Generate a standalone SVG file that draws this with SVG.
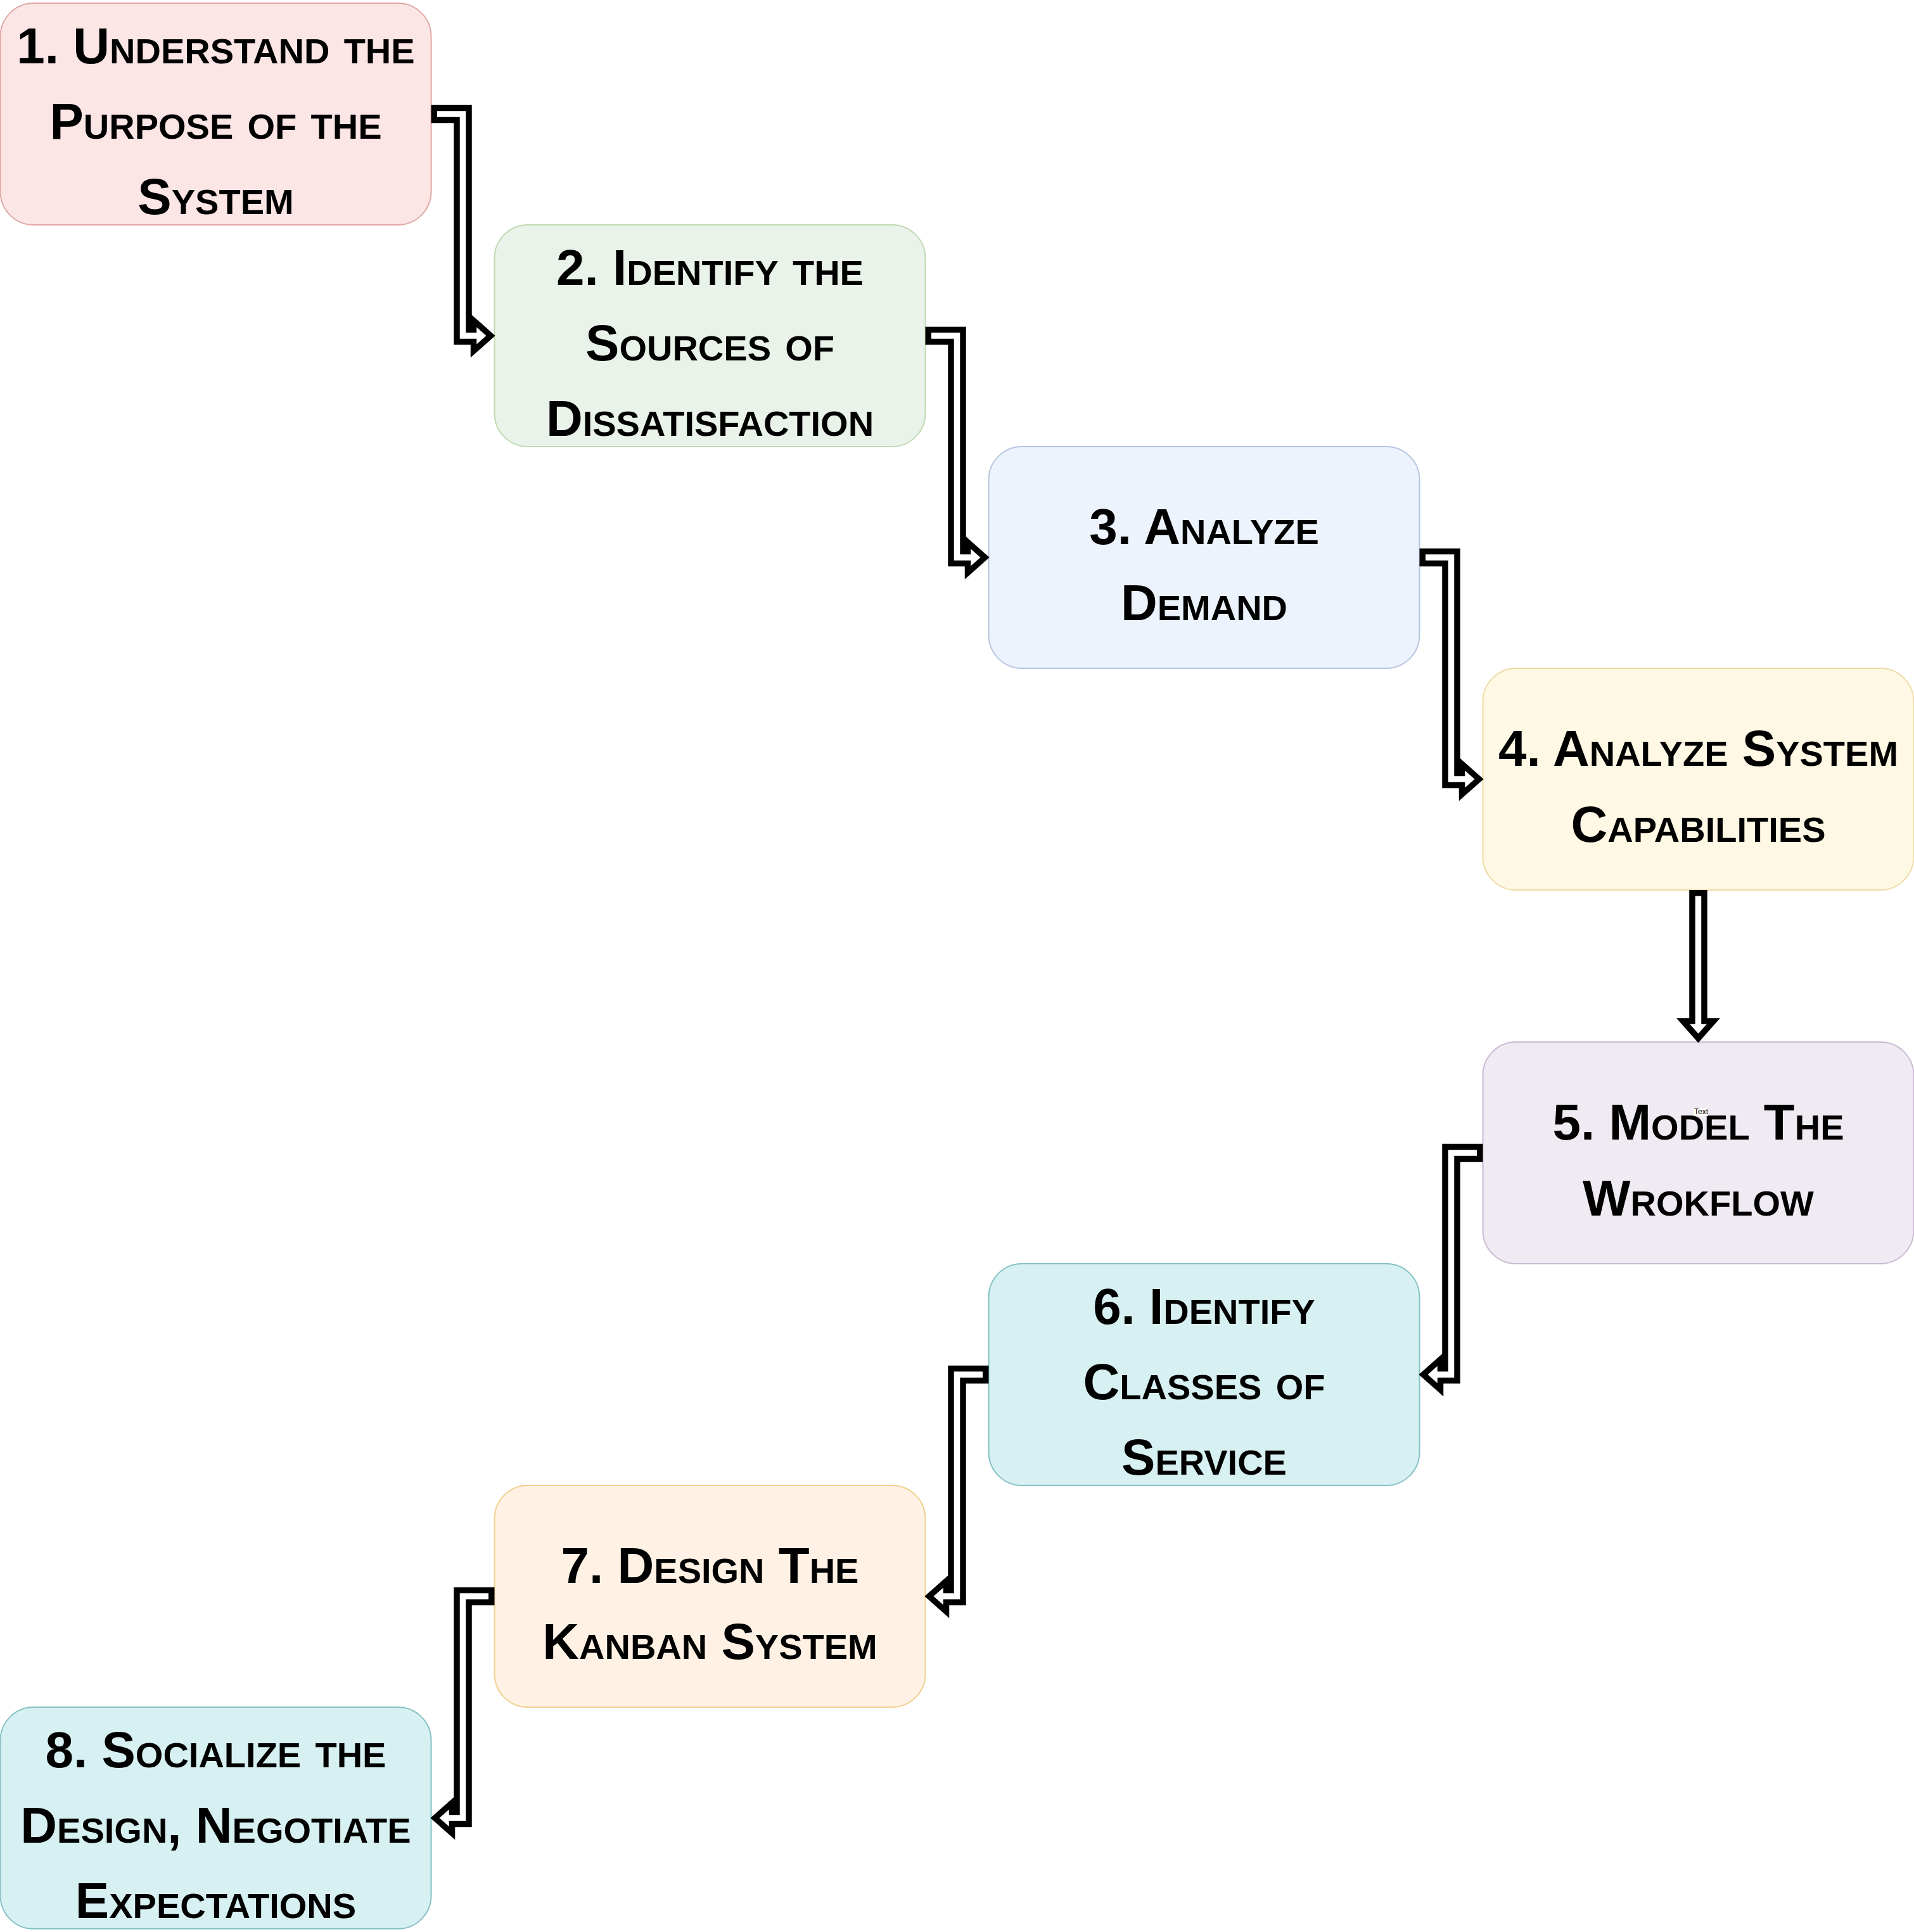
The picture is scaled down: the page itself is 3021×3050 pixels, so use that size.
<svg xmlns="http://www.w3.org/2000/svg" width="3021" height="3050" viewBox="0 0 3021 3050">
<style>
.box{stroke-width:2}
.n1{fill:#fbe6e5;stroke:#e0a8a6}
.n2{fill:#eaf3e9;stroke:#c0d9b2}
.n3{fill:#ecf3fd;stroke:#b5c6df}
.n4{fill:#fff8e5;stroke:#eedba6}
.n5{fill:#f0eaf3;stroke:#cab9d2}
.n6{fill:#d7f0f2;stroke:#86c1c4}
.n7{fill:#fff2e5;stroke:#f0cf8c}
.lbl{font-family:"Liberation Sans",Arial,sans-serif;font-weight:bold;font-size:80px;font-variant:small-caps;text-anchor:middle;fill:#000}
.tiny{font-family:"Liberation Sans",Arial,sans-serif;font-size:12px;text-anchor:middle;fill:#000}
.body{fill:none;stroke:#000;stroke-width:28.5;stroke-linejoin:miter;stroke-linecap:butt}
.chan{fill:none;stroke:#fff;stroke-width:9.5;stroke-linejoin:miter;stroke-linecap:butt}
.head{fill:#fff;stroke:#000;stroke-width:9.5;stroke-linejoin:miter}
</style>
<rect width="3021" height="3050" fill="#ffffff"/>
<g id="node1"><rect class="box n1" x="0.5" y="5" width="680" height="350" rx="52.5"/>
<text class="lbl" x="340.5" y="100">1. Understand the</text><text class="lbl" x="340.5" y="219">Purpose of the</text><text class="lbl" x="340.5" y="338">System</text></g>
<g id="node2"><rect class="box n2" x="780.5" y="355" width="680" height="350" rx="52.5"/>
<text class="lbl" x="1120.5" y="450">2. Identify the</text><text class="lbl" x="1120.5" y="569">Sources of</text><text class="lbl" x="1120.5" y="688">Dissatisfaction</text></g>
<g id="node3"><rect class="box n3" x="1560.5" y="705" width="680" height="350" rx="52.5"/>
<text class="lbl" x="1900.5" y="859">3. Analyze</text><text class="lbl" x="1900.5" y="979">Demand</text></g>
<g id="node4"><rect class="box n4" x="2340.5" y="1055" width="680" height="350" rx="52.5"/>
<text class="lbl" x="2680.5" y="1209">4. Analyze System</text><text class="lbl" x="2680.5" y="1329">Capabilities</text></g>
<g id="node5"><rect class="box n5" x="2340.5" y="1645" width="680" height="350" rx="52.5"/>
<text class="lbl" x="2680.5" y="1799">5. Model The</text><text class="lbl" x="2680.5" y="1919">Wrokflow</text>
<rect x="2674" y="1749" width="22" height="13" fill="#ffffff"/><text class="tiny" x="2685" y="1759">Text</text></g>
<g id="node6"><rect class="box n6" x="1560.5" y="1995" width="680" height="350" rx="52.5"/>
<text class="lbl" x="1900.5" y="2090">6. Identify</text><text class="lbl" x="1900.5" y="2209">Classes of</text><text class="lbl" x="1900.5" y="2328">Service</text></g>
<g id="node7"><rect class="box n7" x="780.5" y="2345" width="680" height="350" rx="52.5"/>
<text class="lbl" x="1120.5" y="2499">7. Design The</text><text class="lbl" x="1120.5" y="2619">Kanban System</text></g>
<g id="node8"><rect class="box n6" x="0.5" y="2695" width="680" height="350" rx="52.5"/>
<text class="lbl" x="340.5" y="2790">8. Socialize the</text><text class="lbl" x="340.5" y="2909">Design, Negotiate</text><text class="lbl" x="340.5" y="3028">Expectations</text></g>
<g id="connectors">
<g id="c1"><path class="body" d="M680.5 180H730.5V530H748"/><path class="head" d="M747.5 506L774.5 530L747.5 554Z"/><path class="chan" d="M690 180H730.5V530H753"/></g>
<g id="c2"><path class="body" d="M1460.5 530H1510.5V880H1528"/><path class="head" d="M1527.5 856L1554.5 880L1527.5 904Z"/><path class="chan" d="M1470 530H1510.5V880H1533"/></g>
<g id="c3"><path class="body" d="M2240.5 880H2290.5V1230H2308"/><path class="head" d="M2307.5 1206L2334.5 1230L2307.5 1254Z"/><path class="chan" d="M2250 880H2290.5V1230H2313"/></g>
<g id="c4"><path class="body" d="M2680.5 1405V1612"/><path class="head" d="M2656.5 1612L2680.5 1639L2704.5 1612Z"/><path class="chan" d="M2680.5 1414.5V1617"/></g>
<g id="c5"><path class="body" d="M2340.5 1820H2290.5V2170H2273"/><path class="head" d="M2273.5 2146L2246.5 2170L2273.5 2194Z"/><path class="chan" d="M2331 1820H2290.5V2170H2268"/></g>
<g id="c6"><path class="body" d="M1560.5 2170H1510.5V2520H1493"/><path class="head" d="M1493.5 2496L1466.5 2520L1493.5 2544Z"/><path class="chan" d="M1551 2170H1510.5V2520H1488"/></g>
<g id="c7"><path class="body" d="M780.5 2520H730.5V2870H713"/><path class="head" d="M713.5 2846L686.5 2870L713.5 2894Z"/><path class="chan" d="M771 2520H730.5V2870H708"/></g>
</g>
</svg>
════════
* WHAT THE EXERCISE ASKS
Restate the full listing verbatim and drop every picture.

* TASK RESPONSE
Generate a standalone SVG file that draws this with SVG.
The picture is scaled down: the page itself is 3021×3050 pixels, so use that size.
<svg xmlns="http://www.w3.org/2000/svg" width="3021" height="3050" viewBox="0 0 3021 3050">
<style>
.box{stroke-width:2}
.n1{fill:#fbe6e5;stroke:#e0a8a6}
.n2{fill:#eaf3e9;stroke:#c0d9b2}
.n3{fill:#ecf3fd;stroke:#b5c6df}
.n4{fill:#fff8e5;stroke:#eedba6}
.n5{fill:#f0eaf3;stroke:#cab9d2}
.n6{fill:#d7f0f2;stroke:#86c1c4}
.n7{fill:#fff2e5;stroke:#f0cf8c}
.lbl{font-family:"Liberation Sans",Arial,sans-serif;font-weight:bold;font-size:80px;font-variant:small-caps;text-anchor:middle;fill:#000}
.tiny{font-family:"Liberation Sans",Arial,sans-serif;font-size:12px;text-anchor:middle;fill:#000}
.body{fill:none;stroke:#000;stroke-width:28.5;stroke-linejoin:miter;stroke-linecap:butt}
.chan{fill:none;stroke:#fff;stroke-width:9.5;stroke-linejoin:miter;stroke-linecap:butt}
.head{fill:#fff;stroke:#000;stroke-width:9.5;stroke-linejoin:miter}
</style>
<rect width="3021" height="3050" fill="#ffffff"/>
<g id="node1"><rect class="box n1" x="0.5" y="5" width="680" height="350" rx="52.5"/>
<text class="lbl" x="340.5" y="100">1. Understand the</text><text class="lbl" x="340.5" y="219">Purpose of the</text><text class="lbl" x="340.5" y="338">System</text></g>
<g id="node2"><rect class="box n2" x="780.5" y="355" width="680" height="350" rx="52.5"/>
<text class="lbl" x="1120.5" y="450">2. Identify the</text><text class="lbl" x="1120.5" y="569">Sources of</text><text class="lbl" x="1120.5" y="688">Dissatisfaction</text></g>
<g id="node3"><rect class="box n3" x="1560.5" y="705" width="680" height="350" rx="52.5"/>
<text class="lbl" x="1900.5" y="859">3. Analyze</text><text class="lbl" x="1900.5" y="979">Demand</text></g>
<g id="node4"><rect class="box n4" x="2340.5" y="1055" width="680" height="350" rx="52.5"/>
<text class="lbl" x="2680.5" y="1209">4. Analyze System</text><text class="lbl" x="2680.5" y="1329">Capabilities</text></g>
<g id="node5"><rect class="box n5" x="2340.5" y="1645" width="680" height="350" rx="52.5"/>
<text class="lbl" x="2680.5" y="1799">5. Model The</text><text class="lbl" x="2680.5" y="1919">Wrokflow</text>
<rect x="2674" y="1749" width="22" height="13" fill="#ffffff"/><text class="tiny" x="2685" y="1759">Text</text></g>
<g id="node6"><rect class="box n6" x="1560.5" y="1995" width="680" height="350" rx="52.5"/>
<text class="lbl" x="1900.5" y="2090">6. Identify</text><text class="lbl" x="1900.5" y="2209">Classes of</text><text class="lbl" x="1900.5" y="2328">Service</text></g>
<g id="node7"><rect class="box n7" x="780.5" y="2345" width="680" height="350" rx="52.5"/>
<text class="lbl" x="1120.5" y="2499">7. Design The</text><text class="lbl" x="1120.5" y="2619">Kanban System</text></g>
<g id="node8"><rect class="box n6" x="0.5" y="2695" width="680" height="350" rx="52.5"/>
<text class="lbl" x="340.5" y="2790">8. Socialize the</text><text class="lbl" x="340.5" y="2909">Design, Negotiate</text><text class="lbl" x="340.5" y="3028">Expectations</text></g>
<g id="connectors">
<g id="c1"><path class="body" d="M680.5 180H730.5V530H748"/><path class="head" d="M747.5 506L774.5 530L747.5 554Z"/><path class="chan" d="M690 180H730.5V530H753"/></g>
<g id="c2"><path class="body" d="M1460.5 530H1510.5V880H1528"/><path class="head" d="M1527.5 856L1554.5 880L1527.5 904Z"/><path class="chan" d="M1470 530H1510.5V880H1533"/></g>
<g id="c3"><path class="body" d="M2240.5 880H2290.5V1230H2308"/><path class="head" d="M2307.5 1206L2334.5 1230L2307.5 1254Z"/><path class="chan" d="M2250 880H2290.5V1230H2313"/></g>
<g id="c4"><path class="body" d="M2680.5 1405V1612"/><path class="head" d="M2656.5 1612L2680.5 1639L2704.5 1612Z"/><path class="chan" d="M2680.5 1414.5V1617"/></g>
<g id="c5"><path class="body" d="M2340.5 1820H2290.5V2170H2273"/><path class="head" d="M2273.5 2146L2246.5 2170L2273.5 2194Z"/><path class="chan" d="M2331 1820H2290.5V2170H2268"/></g>
<g id="c6"><path class="body" d="M1560.5 2170H1510.5V2520H1493"/><path class="head" d="M1493.5 2496L1466.5 2520L1493.5 2544Z"/><path class="chan" d="M1551 2170H1510.5V2520H1488"/></g>
<g id="c7"><path class="body" d="M780.5 2520H730.5V2870H713"/><path class="head" d="M713.5 2846L686.5 2870L713.5 2894Z"/><path class="chan" d="M771 2520H730.5V2870H708"/></g>
</g>
</svg>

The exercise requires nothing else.